Stanford researchers receive $5.8 million grant from state stem cell agency

- By Krista Conger

STANFORD, Calif. - Researchers at Stanford University's School of Medicine today received a $5.8 million grant from the California Institute for Regenerative Medicine. Michael Longaker, MD, is the principal investigator on the five-year grant, which is focused on ways to stimulate existing adult stem cells to heal damaged nerves, bone, skin and cardiac muscle.

The grant was made as part of the institute's Early Translational Research Awards, which are meant to move promising basic stem cell research from the laboratory into the clinic. It was one of 15 grants totaling $67.7 million that were awarded during a meeting of the institute's 29-member governing board.

"With these Early Translational grants, CIRM has taken the first step in funding translational research that will be critical for the development of future therapies," said CIRM president Alan Trounson in a prepared statement. "These grants are an important part of CIRM's strategy to fund the best basic research and then bring the results of that work to patients."

Longaker, who is the deputy director of Stanford's Institute for Stem Cell Biology and Regenerative Medicine, and his colleagues plan to continue their ongoing study of a class of protein molecules called Wnts that mediate the natural response of adult stem cells to injury. The grant received the highest score of the 15 applications approved for funding, and reviewers were noted to be "uniformly enthusiastic" about the proposal.

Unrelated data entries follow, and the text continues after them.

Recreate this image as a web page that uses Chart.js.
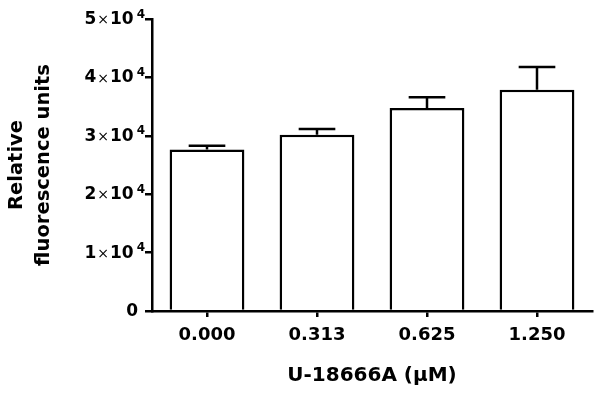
<!DOCTYPE html>
<html lang="en">

<head>
  <meta charset="UTF-8">
  <title>U-18666A fluorescence</title>
  <script src="https://cdn.jsdelivr.net/npm/chart.js"></script>
  <style>
    html, body { margin: 0; padding: 0; background: #fff; }
    .chart-box { width: 600px; height: 399px; position: relative; }
  </style>
</head>

<body>
  <div class="chart-box">
    <canvas id="rfuChart"></canvas>
  </div>

  <script>
    // Data
    const doses = ['0.000', '0.313', '0.625', '1.250'];
    const meanRfu = [27650, 30200, 34750, 37900];
    const semRfu = [650, 950, 1850, 3900];
    const yMax = 50000;
    const yStep = 10000;

    const FONT = '"DejaVu Sans", "Liberation Sans", Arial, sans-serif';
    Chart.defaults.font.family = FONT;
    Chart.defaults.color = '#000';

    // error bars (upper only), drawn from the bar scale
    const errorBars = {
      id: 'errorBars',
      afterDatasetsDraw(chart) {
        const ctx = chart.ctx;
        const yScale = chart.scales.y;
        const meta = chart.getDatasetMeta(0);
        ctx.save();
        ctx.strokeStyle = '#000';
        ctx.lineWidth = 2.5;
        meta.data.forEach((bar, i) => {
          const yTop = yScale.getPixelForValue(meanRfu[i] + semRfu[i]);
          const yBar = yScale.getPixelForValue(meanRfu[i]);
          const half = bar.width * 0.245;
          ctx.beginPath();
          ctx.moveTo(bar.x, yBar);
          ctx.lineTo(bar.x, yTop);
          ctx.moveTo(bar.x - half, yTop);
          ctx.lineTo(bar.x + half, yTop);
          ctx.stroke();
        });
        ctx.restore();
      }
    };

    // y tick labels in "n×10⁴" form with a real superscript
    const sciTicks = {
      id: 'sciTicks',
      afterDraw(chart) {
        const ctx = chart.ctx;
        const yScale = chart.scales.y;
        const xRight = yScale.right - 7;
        ctx.save();
        ctx.fillStyle = '#000';
        ctx.textBaseline = 'middle';
        yScale.ticks.forEach((t, i) => {
          const y = yScale.getPixelForTick(i) + 0.5;
          const n = t.value / 10000;
          const digitFont = 'bold 17px ' + FONT;
          if (n === 0) {
            ctx.font = digitFont;
            ctx.textAlign = 'right';
            ctx.fillText('0', xRight - 7, y);
            return;
          }
          ctx.textAlign = 'left';
          const timesFont = '14px ' + FONT;
          const supFont = 'bold 12px ' + FONT;
          ctx.font = supFont;
          const wSup = ctx.measureText('4').width;
          ctx.font = digitFont;
          const wTen = ctx.measureText('10').width;
          const wN = ctx.measureText(String(n)).width;
          ctx.font = timesFont;
          const wX = ctx.measureText('\u00d7').width;
          let x = xRight - wSup - 3 - wTen - 1 - wX - 1 - wN;
          ctx.font = digitFont;
          ctx.fillText(String(n), x, y);
          x += wN + 1;
          ctx.font = timesFont;
          ctx.fillText('\u00d7', x, y + 1);
          x += wX + 1;
          ctx.font = digitFont;
          ctx.fillText('10', x, y);
          x += wTen + 3;
          ctx.font = supFont;
          ctx.fillText('4', x, y - 5);
        });
        ctx.restore();
      }
    };

    new Chart(document.getElementById('rfuChart'), {
      type: 'bar',
      data: {
        labels: doses,
        datasets: [{
          data: meanRfu,
          backgroundColor: '#fff',
          borderColor: '#000',
          borderWidth: 2.5,
          categoryPercentage: 1,
          barPercentage: 0.68
        }]
      },
      options: {
        responsive: true,
        maintainAspectRatio: false,
        animation: false,
        layout: { padding: { top: 19, right: 8, bottom: 0, left: 0 } },
        plugins: {
          legend: { display: false },
          tooltip: { enabled: false }
        },
        scales: {
          x: {
            afterFit: (s) => { s.height = 88; },
            grid: { display: true, offset: false, drawOnChartArea: false, drawTicks: true, tickLength: 6, lineWidth: 2.5, color: '#000' },
            border: { display: true, color: '#000', width: 2.5 },
            ticks: { padding: 8, font: { size: 18, weight: 'bold' } },
            title: {
              display: true,
              text: 'U-18666A (\u03bcM)',
              font: { size: 20, weight: 'bold' },
              padding: { top: 0, bottom: 11 }
            }
          },
          y: {
            min: 0,
            max: yMax,
            afterFit: (s) => { s.width = 152; },
            grid: { display: true, drawOnChartArea: false, drawTicks: true, tickLength: 7, lineWidth: 2.5, color: '#000' },
            border: { display: true, color: '#000', width: 2.5 },
            ticks: {
              stepSize: yStep,
              padding: 1,
              color: 'rgba(0,0,0,0)',
              font: { size: 16, weight: 'bold' }
            },
            title: {
              display: true,
              text: ['Relative', 'fluorescence units'],
              font: { size: 19.5, weight: 'bold', lineHeight: 1.4 },
              padding: { top: 3, bottom: 0 }
            }
          }
        }
      },
      plugins: [errorBars, sciTicks]
    });
  </script>
</body>

</html>
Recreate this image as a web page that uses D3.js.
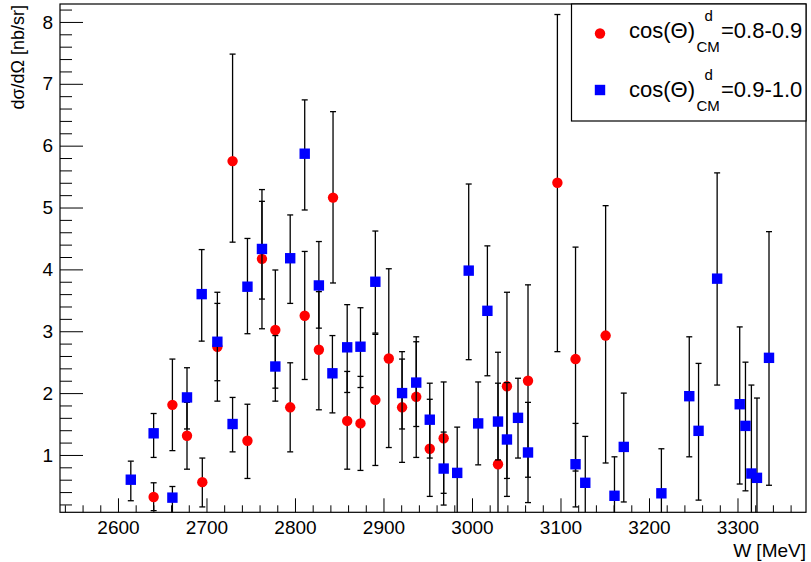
<!DOCTYPE html>
<html><head><meta charset="utf-8">
<script src="https://cdn.jsdelivr.net/npm/d3@7"></script>
<style>body{margin:0;background:#fff}svg{display:block}text{font-family:"Liberation Sans",Arial,Helvetica,sans-serif}</style>
</head><body>
<script>
// ---- data ----
const redW  = [2640.3,2661.5,2678,2695.3,2712.3,2729.5,2746.3,2762.7,2777.8,2794.6,2811,2827,2843,2859,2874,2890.8,2906,2921,2937,2952.3,2968,3029.4,3039.5,3063.3,3096.5,3117,3151];
const redV  = [0.32,1.81,1.31,0.56,2.75,5.75,1.23,4.17,3.02,1.77,3.25,2.70,5.16,1.55,1.51,1.89,2.56,1.77,1.94,1.10,1.27,0.85,2.11,2.20,5.40,2.55,2.93];
const redHi = [0.55,2.55,1.85,0.95,3.63,7.48,1.82,5.29,3.99,2.49,4.29,3.64,6.55,2.35,2.27,2.95,4.01,2.67,2.83,1.90,2.18,2.66,3.63,3.75,8.12,4.36,5.03];
const redLo = [0.10,1.07,0.77,0.16,1.87,4.44,0.62,3.04,2.08,1.05,2.22,1.73,3.78,0.77,0.75,0.83,1.12,0.88,0.96,0.33,0.38,-0.9,0.62,0.64,2.67,0.74,0.87];

const bluW  = [2614.5,2640.3,2661.5,2678,2694.6,2712.3,2729.5,2746.3,2762.7,2777.8,2794.6,2811,2827,2842.3,2859,2874,2890.8,2921,2937,2952.3,2968,2983.3,2996.3,3007,3017.4,3029.4,3039.5,3052,3063.3,3117,3128,3161,3171.5,3214,3245.5,3256,3277,3302.5,3309,3315.7,3322,3335.6];
const bluV  = [0.60,1.35,0.31,1.93,3.60,2.83,1.50,3.72,4.33,2.43,4.18,5.87,3.74,2.32,2.74,2.75,3.80,2.00,2.17,1.57,0.78,0.71,3.98,1.51,3.33,1.54,1.25,1.60,1.04,0.85,0.55,0.34,1.13,0.38,1.95,1.39,3.85,1.82,1.47,0.70,0.63,2.57];
const bluHi = [0.90,1.67,0.49,2.41,4.32,3.45,1.93,4.50,5.10,2.93,4.88,6.74,4.45,2.93,3.43,3.38,4.62,2.55,2.91,2.16,1.37,1.45,5.38,2.18,4.38,2.16,2.17,2.24,1.85,1.51,1.30,0.97,2.00,1.10,2.91,2.48,5.56,3.07,2.50,2.13,1.92,4.61];
const bluLo = [0.26,0.96,-0.2,1.42,2.84,2.20,1.05,2.96,3.52,1.87,3.45,4.96,3.05,1.68,2.01,2.09,2.97,1.42,1.46,0.95,0.19,-0.1,2.54,0.84,2.28,0.92,0.33,0.95,0.23,0.16,-0.2,-0.3,0.24,-0.3,0.97,0.27,2.13,0.53,0.42,-0.7,-0.6,0.51];

const xMajor = [2600,2700,2800,2900,3000,3100,3200,3300];
const yMajor = [1,2,3,4,5,6,7,8];
const legendLabels = ["=0.8-0.9","=0.9-1.0"];

// ---- layout ----
const Wd = 811, Ht = 562;
const L = 60, R = 806, T = 4, B = 512.3;
const x = d3.scaleLinear().domain([2534.5, 3377.4]).range([L, R]);
const y = d3.scaleLinear().domain([0.073, 8.29]).range([B, T]);

const svg = d3.select("body").append("svg").attr("width", Wd).attr("height", Ht);

// minor ticks
const xMinor = d3.range(2540, 3377, 20).filter(v => v % 100 !== 0);
const yMinor = d3.range(0.2, 8.29, 0.2).map(v => +v.toFixed(1)).filter(v => Math.abs(v - Math.round(v)) > 1e-6);

const gx = svg.append("g").attr("transform", `translate(0,${B})`);
gx.call(d3.axisBottom(x).tickValues(xMinor).tickSize(-7).tickSizeOuter(0).tickFormat(""));
gx.append("g").call(d3.axisBottom(x).tickValues(xMajor).tickSize(-14).tickSizeOuter(0).tickPadding(8).tickFormat(d3.format("d")));
gx.selectAll("text").attr("font-size", 19).attr("fill", "#000").attr("font-family", '"Liberation Sans",Arial,sans-serif');

const gy = svg.append("g").attr("transform", `translate(${L},0)`);
gy.call(d3.axisLeft(y).tickValues(yMinor).tickSize(-12).tickSizeOuter(0).tickFormat(""));
gy.append("g").call(d3.axisLeft(y).tickValues(yMajor).tickSize(-23).tickSizeOuter(0).tickPadding(7).tickFormat(d3.format("d")));
gy.selectAll("text").attr("font-size", 19).attr("fill", "#000").attr("font-family", '"Liberation Sans",Arial,sans-serif');
svg.selectAll(".domain").remove();
svg.selectAll(".tick line").attr("stroke", "#000").attr("stroke-width", 1);

// frame
svg.append("rect").attr("x", L).attr("y", T).attr("width", R - L).attr("height", B - T)
  .attr("fill", "none").attr("stroke", "#000").attr("stroke-width", 1.2);

// axis titles
svg.append("text").attr("x", R).attr("y", 557).attr("text-anchor", "end").attr("font-size", 19).text("W [MeV]");
svg.append("text").attr("transform", `translate(24,5) rotate(-90)`).attr("text-anchor", "end").attr("font-size", 18).text("dσ/dΩ [nb/sr]");

// series
function drawSeries(Ws, Vs, His, Los, color, shape) {
  const g = svg.append("g");
  const cap = 3;
  Ws.forEach((w, i) => {
    const px = x(w);
    const hi = Math.min(His[i], y.domain()[1]);
    const lo = Math.max(Los[i], y.domain()[0]);
    g.append("line").attr("x1", px).attr("x2", px).attr("y1", y(hi)).attr("y2", y(lo))
      .attr("stroke", "#000").attr("stroke-width", 1.3);
    if (His[i] <= y.domain()[1])
      g.append("line").attr("x1", px - cap).attr("x2", px + cap).attr("y1", y(hi)).attr("y2", y(hi)).attr("stroke", "#000").attr("stroke-width", 1.3);
    if (Los[i] >= y.domain()[0])
      g.append("line").attr("x1", px - cap).attr("x2", px + cap).attr("y1", y(lo)).attr("y2", y(lo)).attr("stroke", "#000").attr("stroke-width", 1.3);
  });
  Ws.forEach((w, i) => {
    if (shape === "circle")
      g.append("circle").attr("cx", x(w)).attr("cy", y(Vs[i])).attr("r", 5.2).attr("fill", color);
    else
      g.append("rect").attr("x", x(w) - 5.2).attr("y", y(Vs[i]) - 5.2).attr("width", 10.4).attr("height", 10.4).attr("fill", color);
  });
}
drawSeries(redW, redV, redHi, redLo, "#ff0000", "circle");
drawSeries(bluW, bluV, bluHi, bluLo, "#0000ff", "rect");

// legend
const lg = svg.append("g");
lg.append("rect").attr("x", 571.5).attr("y", T).attr("width", R - 571.5).attr("height", 117)
  .attr("fill", "#fff").attr("stroke", "#000").attr("stroke-width", 1.2);
lg.append("circle").attr("cx", 600).attr("cy", 33.5).attr("r", 5.2).attr("fill", "#ff0000");
lg.append("rect").attr("x", 600 - 5.2).attr("y", 90 - 5.2).attr("width", 10.4).attr("height", 10.4).attr("fill", "#0000ff");
[[38, 0], [96.5, 1]].forEach(([by, k]) => {
  lg.append("text").attr("x", 629).attr("y", by).attr("font-size", 22).text("cos(Θ)");
  lg.append("text").attr("x", 704.5).attr("y", by - 17).attr("font-size", 15).text("d");
  lg.append("text").attr("x", 696.5).attr("y", by + 14).attr("font-size", 15).text("CM");
  lg.append("text").attr("x", 721).attr("y", by).attr("font-size", 22).text(legendLabels[k]);
});
</script>
</body></html>
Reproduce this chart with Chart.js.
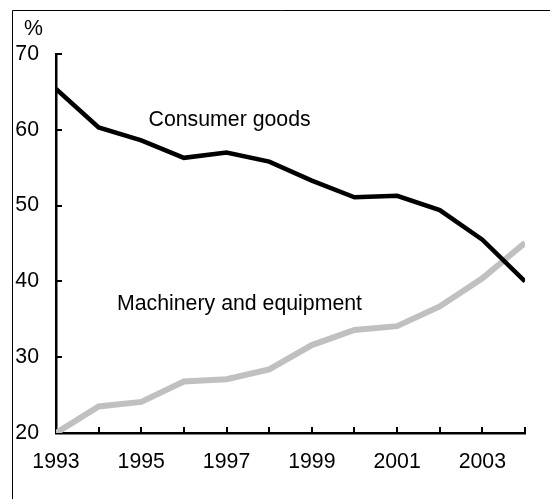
<!DOCTYPE html>
<html>
<head>
<meta charset="utf-8">
<title>Consumer goods vs machinery and equipment</title>
<script src="https://cdn.jsdelivr.net/npm/chart.js@4/dist/chart.umd.min.js"></script>
<style>
  html, body { margin: 0; padding: 0; background: #fff; }
  #wrap { width: 550px; height: 499px; }
</style>
</head>
<body>
<div id="wrap"><canvas id="myChart" width="550" height="499"></canvas></div>
<script>
const years = [1993, 1994, 1995, 1996, 1997, 1998, 1999, 2000, 2001, 2002, 2003, 2004];
const consumerGoods = [65.4, 60.3, 58.6, 56.3, 57.0, 55.8, 53.3, 51.1, 51.3, 49.4, 45.5, 40.0];
const machinery = [20.0, 23.5, 24.1, 26.8, 27.1, 28.4, 31.6, 33.6, 34.1, 36.7, 40.4, 45.1];
const xTickLabels = ['1993', '1995', '1997', '1999', '2001', '2003'];
const yTicks = [20, 30, 40, 50, 60, 70];
const seriesNames = ['Consumer goods', 'Machinery and equipment'];
// where each series name sits, in data units (x = year, y = baseline value)
const nameAnchors = [[1995.17, 60.5], [1994.43, 36.2]];

const FONT = "'Liberation Sans', Arial, sans-serif";
const FONT_SIZE = 21.3;

// frame, small inward ticks, the unit label and the series names
const decorations = {
  id: 'decorations',
  beforeDraw(chart) {
    const ctx = chart.ctx;
    ctx.save();
    ctx.strokeStyle = '#000';
    ctx.lineWidth = 1;
    ctx.beginPath();
    ctx.moveTo(12.5, chart.height);
    ctx.lineTo(12.5, 10.5);
    ctx.lineTo(chart.width, 10.5);
    ctx.stroke();
    ctx.restore();
  },
  afterDraw(chart) {
    const ctx = chart.ctx;
    const xs = chart.scales.x;
    const ys = chart.scales.y;
    const area = chart.chartArea;
    ctx.save();
    ctx.strokeStyle = '#000';
    ctx.lineWidth = 2;
    ctx.beginPath();
    years.slice(1).forEach(yr => {
      const px = Math.round(xs.getPixelForValue(yr));
      ctx.moveTo(px, area.bottom);
      ctx.lineTo(px, area.bottom - 6);
    });
    yTicks.slice(1).forEach(v => {
      const py = Math.round(ys.getPixelForValue(v));
      ctx.moveTo(area.left, py);
      ctx.lineTo(area.left + 6, py);
    });
    ctx.stroke();

    ctx.fillStyle = '#000';
    ctx.font = FONT_SIZE + 'px ' + FONT;
    ctx.textBaseline = 'alphabetic';
    ctx.textAlign = 'left';
    ctx.fillText('%', 24, 35);
    seriesNames.forEach((name, i) => {
      const [ax, ay] = nameAnchors[i];
      ctx.fillText(name, xs.getPixelForValue(ax), ys.getPixelForValue(ay));
    });
    ctx.restore();
  }
};

const toPoints = vals => vals.map((v, i) => ({ x: years[i], y: v }));

const ctx = document.getElementById('myChart').getContext('2d');
new Chart(ctx, {
  type: 'line',
  data: {
    datasets: [
      {
        label: seriesNames[0],
        data: toPoints(consumerGoods),
        borderColor: '#000',
        borderWidth: 4.5,
        pointRadius: 0,
        tension: 0
      },
      {
        label: seriesNames[1],
        data: toPoints(machinery),
        borderColor: '#c0c0c0',
        borderWidth: 6,
        pointRadius: 0,
        tension: 0
      }
    ]
  },
  options: {
    responsive: false,
    animation: false,
    layout: { padding: { top: 54, right: 25, left: 0, bottom: 0 } },
    plugins: {
      legend: { display: false },
      tooltip: { enabled: false }
    },
    scales: {
      x: {
        type: 'linear',
        min: years[0],
        max: years[years.length - 1],
        afterFit: scale => { scale.height = 66; },
        afterBuildTicks: scale => {
          scale.ticks = years.map(v => ({ value: v }));
        },
        grid: { display: false, drawTicks: false },
        border: { display: true, color: '#000', width: 2.5 },
        ticks: {
          autoSkip: false,
          maxRotation: 0,
          padding: 16,
          color: '#000',
          font: { family: FONT, size: FONT_SIZE },
          callback: v => xTickLabels.includes(String(v)) ? String(v) : ''
        }
      },
      y: {
        min: 20,
        max: 70,
        afterFit: scale => { scale.width = 56; },
        afterBuildTicks: scale => {
          scale.ticks = yTicks.map(v => ({ value: v }));
        },
        grid: { display: false, drawTicks: false },
        border: { display: true, color: '#000', width: 2.5 },
        ticks: {
          padding: 17,
          color: '#000',
          font: { family: FONT, size: FONT_SIZE }
        }
      }
    }
  },
  plugins: [decorations]
});
</script>
</body>
</html>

"This approach takes advantage of the solution that nature itself developed for repairing damaged or diseased tissues," Longaker wrote in the grant application, noting that it also bypasses immunological and ethical hurdles to using transplanted stem cells in human therapy because it would involve stimulating a patient's own stem cells. "When utilizing this strategy, the goal of reaching clinical trials in human patients within five years becomes realistic."

Today's grants from CIRM were a vote of confidence buoyed by California's recent success in selling public bonds. Board members had been hesitant in the previous two meetings to commit funds to new projects. However, the state sold $6.5 billion in public bonds last month and allocated $275 million to the institute. According to a press release from the institute, additional bond funds earmarked for CIRM were used to repay a prior state loan.

With this grant, CIRM has approved a total of $107 million in grants to Stanford.